Any font will look great on the web, right? WRONG! Not every font you use in print translates well onto the web. Typography on the web can be unpredictable and tricky. It’s sometimes considered more difficult to work with fonts for websites because the rendering cannot be tweaked exactly to perfection 100% of the time (which can be a big annoyance to my fellow perfectionists who like things to be just so.)
Web typography takes a little more effort and time to get things exactly as we imagine they should be, and even then our desired outcome is not always guaranteed. There are many factors and variables that go into web typography that make it differ from print typography. Things such as stroke thickness, line length, and even what browser the reader is using have to be taken into account for typography on the web. When all of these variables are realized and mastered, then a great website can be made!
The first thing to realize when working on the web is that browsers, monitors, and computer operating systems can render fonts differently, even when the coding is all the same. You can see in this example below how the same text can change slightly depending on what browser the viewer is using.
This is what is so unpredictable about web typography, but it is something we just have to accept and live with. Because of this, it’s best to test your websites on as many different browsers and monitors as possible to make sure that nothing weird is happening anywhere with your typography.

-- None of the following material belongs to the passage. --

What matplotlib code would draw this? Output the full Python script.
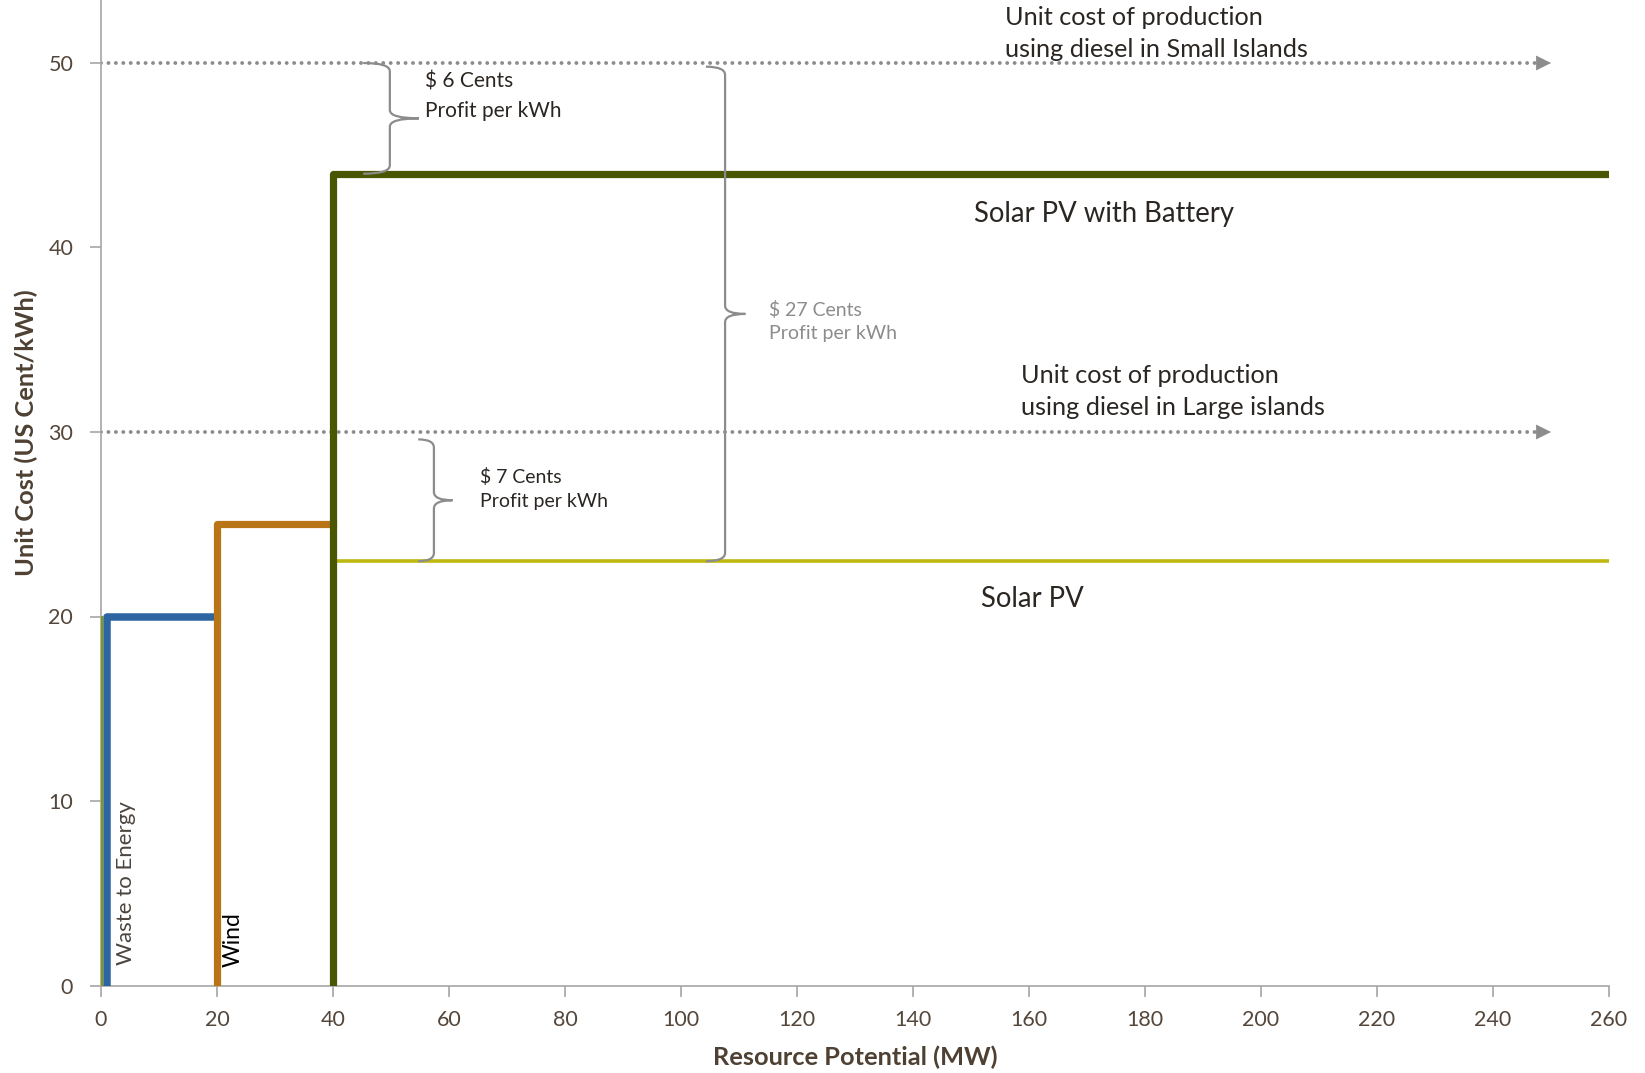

Web safe fonts are structured differently than fonts to be used in print. To avoid eye strain, it is important for web fonts to have thicker strokes, large x-height, and bigger bowls and counters. The letter shapes should be distinct, making the difference between characters obvious and easy to read. The line length should be limited and text should typically be flushed left to keep things readable and to avoid the unthinkables, like rivers. You can learn more about the structure of web fonts and how they differ from other type in this article. Basically, everything that goes into making web fonts distinct and different from fonts used for print focus on readability and ease of use for the viewer.
So now you’ve learned a little bit about web typography and what makes it different than print. The goal of web typography is functionality and legibility to make it easy for the user. Luckily, there are certain typefaces that were created specifically for us to use on the web and are considered “web safe fonts.” They are structured especially for the web for ease of use and high readability.